Bride Brook had claimed that they were protected from legal action under the federal Controlled Substances Act (CSA), the federal Food, Drug, and Cosmetic Act (FDCA), and argued that the anti-discrimination employment provision under the state’s the Palliative Use of Marijuana Act (PUMA) violated the Americans with Disabilities Act.

In his decision, Judge Jeffery Alker Meyer ruled that neither the CSA nor FDCA have jurisdiction over employment law; and the CSA “does not make it illegal to employ a marijuana user.”

“Like the CSA, however, the FDCA does not purport to regulate employment, and my focus here is limited to the validity of PUMA’s anti-discrimination-in-employment provision,” Meyer wrote. “Because [the provision] neither conflicts with nor poses an obstacle to the goals of the FDCA, I conclude that the FDCA does not preempt [the provision].”

Meyer called Bride Brook’s claims that PUMA violates the ADA “counterintuitive” and “crafted in order to make clear that the ADA does not extend its protections to persons who use illicit drugs or alcohol.”

“First and most importantly, the ADA explicitly provides that an employer ‘may prohibit the illegal use of drugs and the use of alcohol at the workplace by all employees,’” he wrote, noting that Noffsinger testified that she uses one Marinol capsule once-a-day before bed. “But the facts of this case do not involve any use of marijuana by plaintiff at the workplace, and PUMA explicitly declines to authorize such workplace use.”

The ruling allows Noffsinger to proceed with a lawsuit against the company. She is seeking damages for emotional distress and attorney’s fees.

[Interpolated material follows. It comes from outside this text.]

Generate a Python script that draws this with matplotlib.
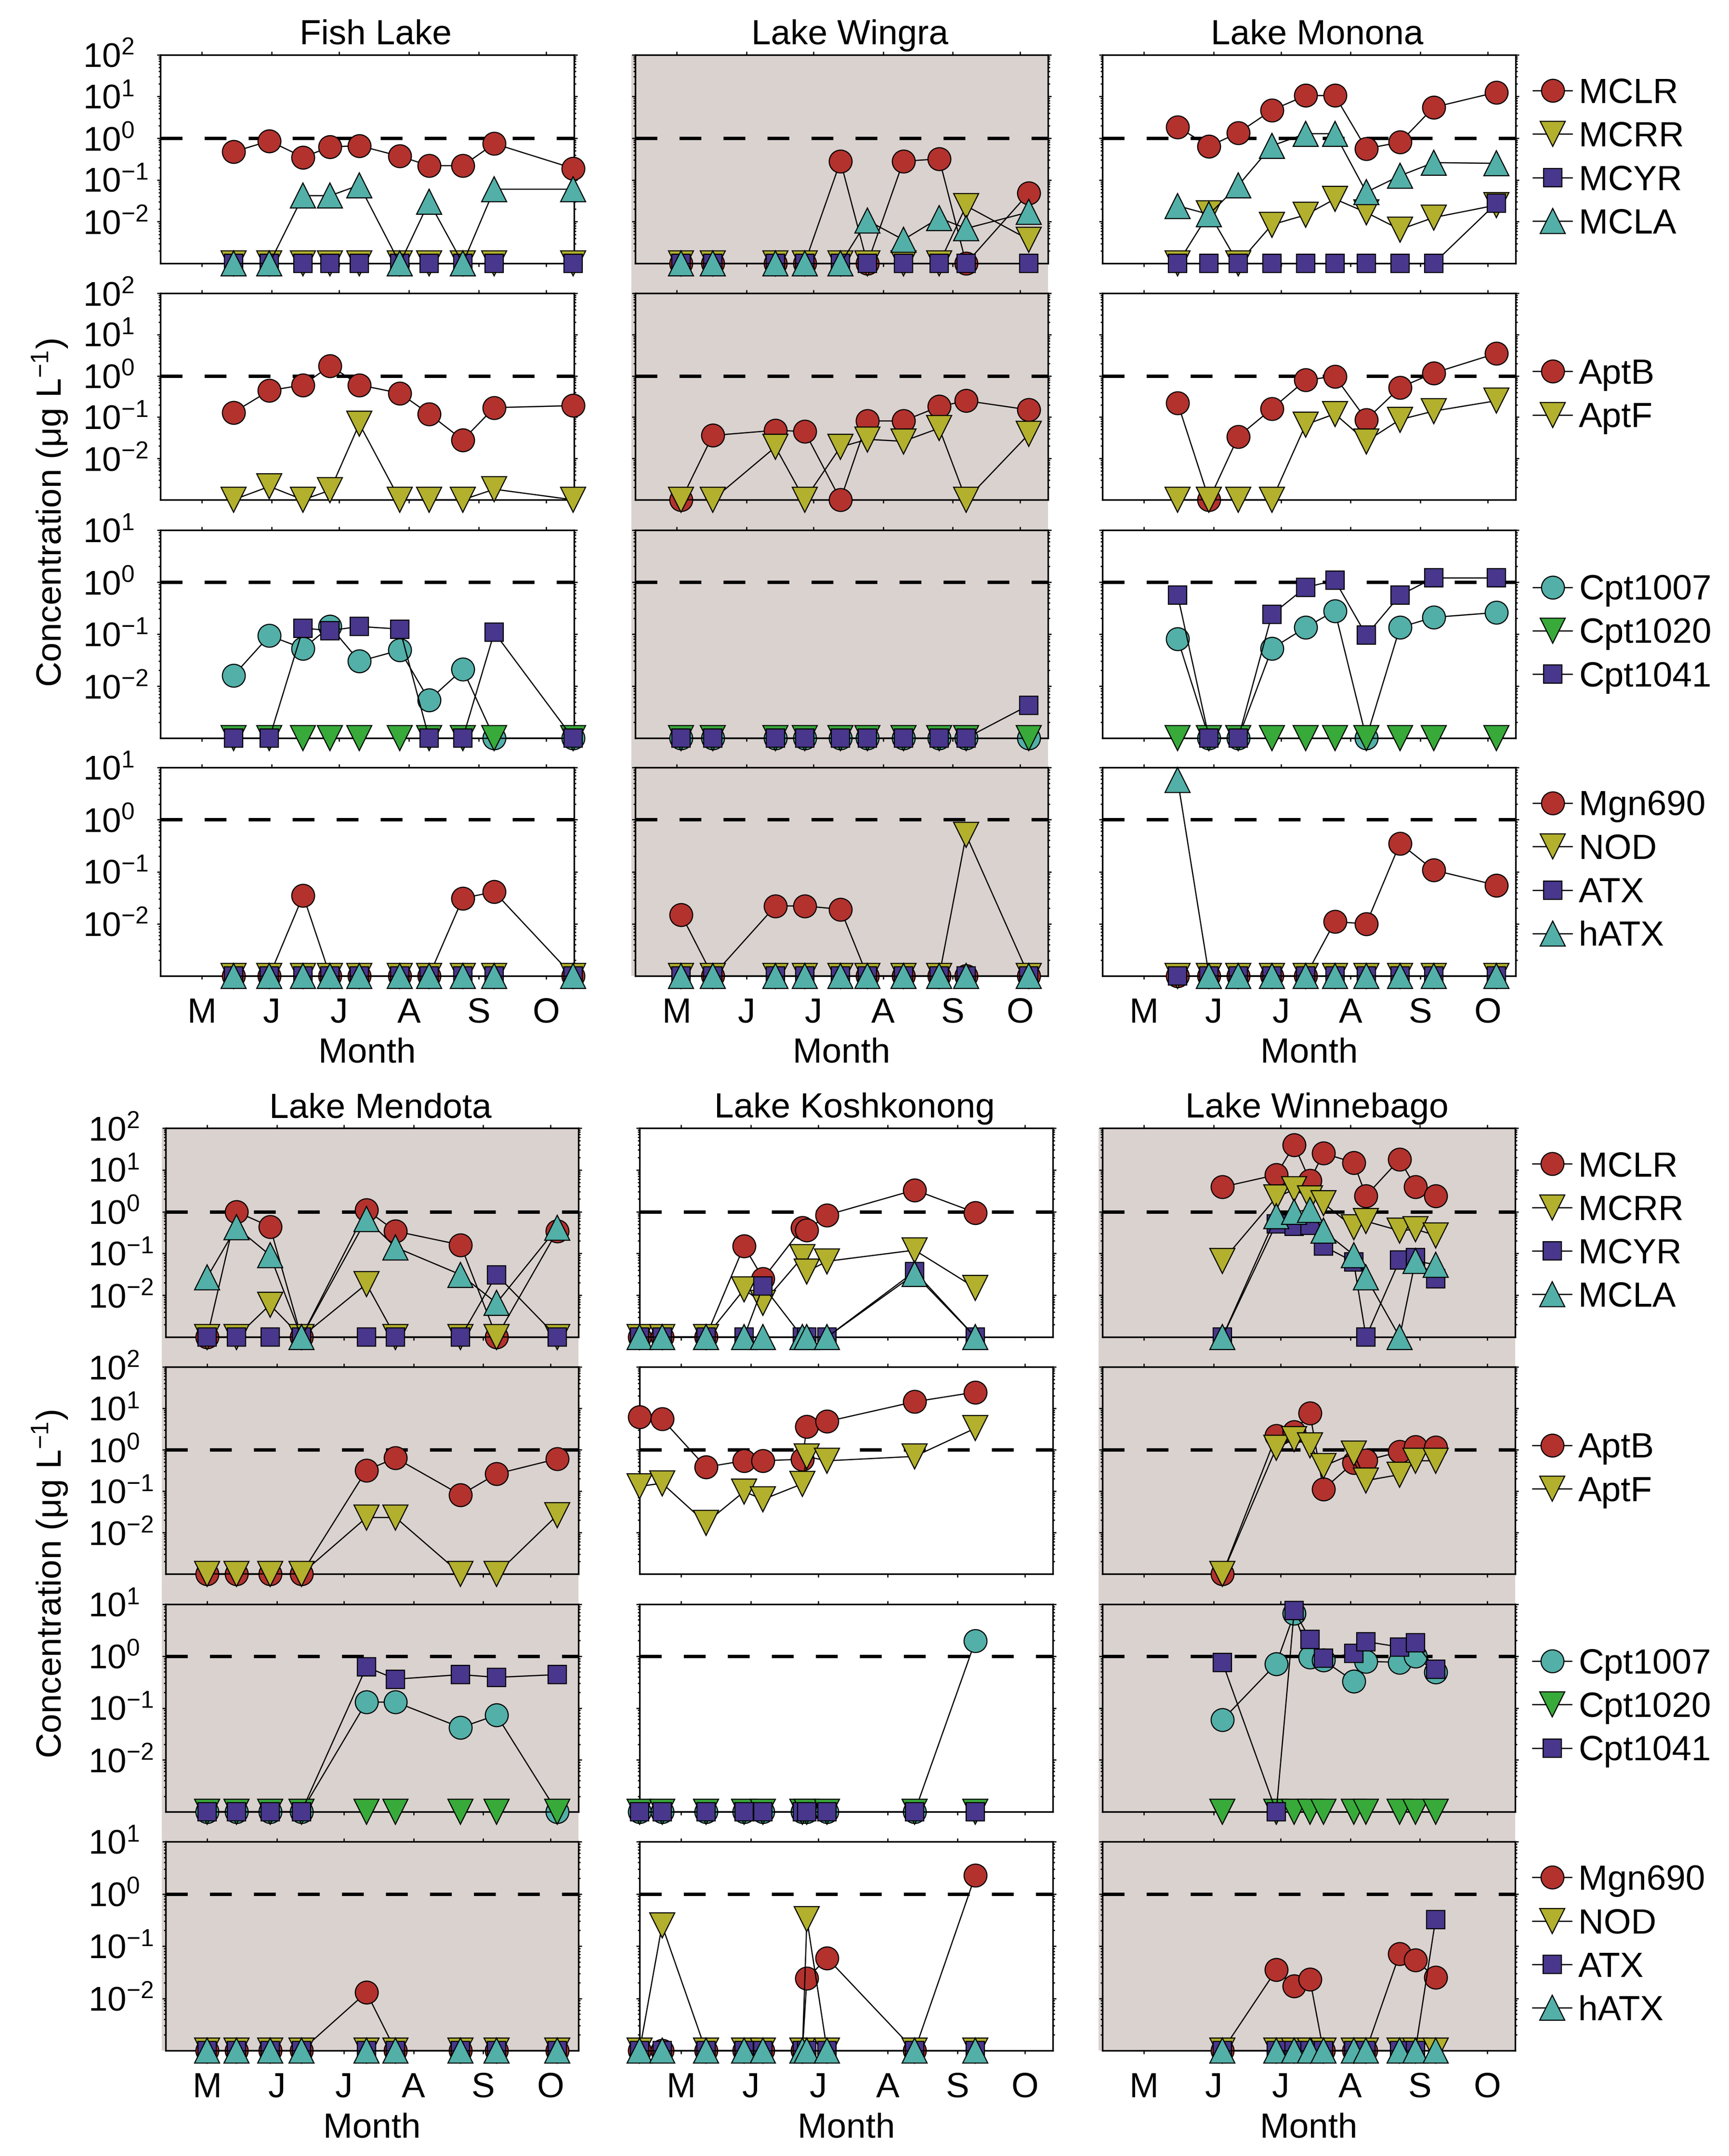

This is the third case this year that a medical cannabis patient has found protections under their respective state medical cannabis laws. In July, the Massachusetts Supreme Court ruled that a registered patient terminated after failing a drug test for cannabis could sue the employer for handicap discrimination, and in earlier this month a New York City Office of Administrative Trials and Hearings judge determined that the Taxi and Limousine Commission could not revoke a TLC license from a registered medical cannabis patient.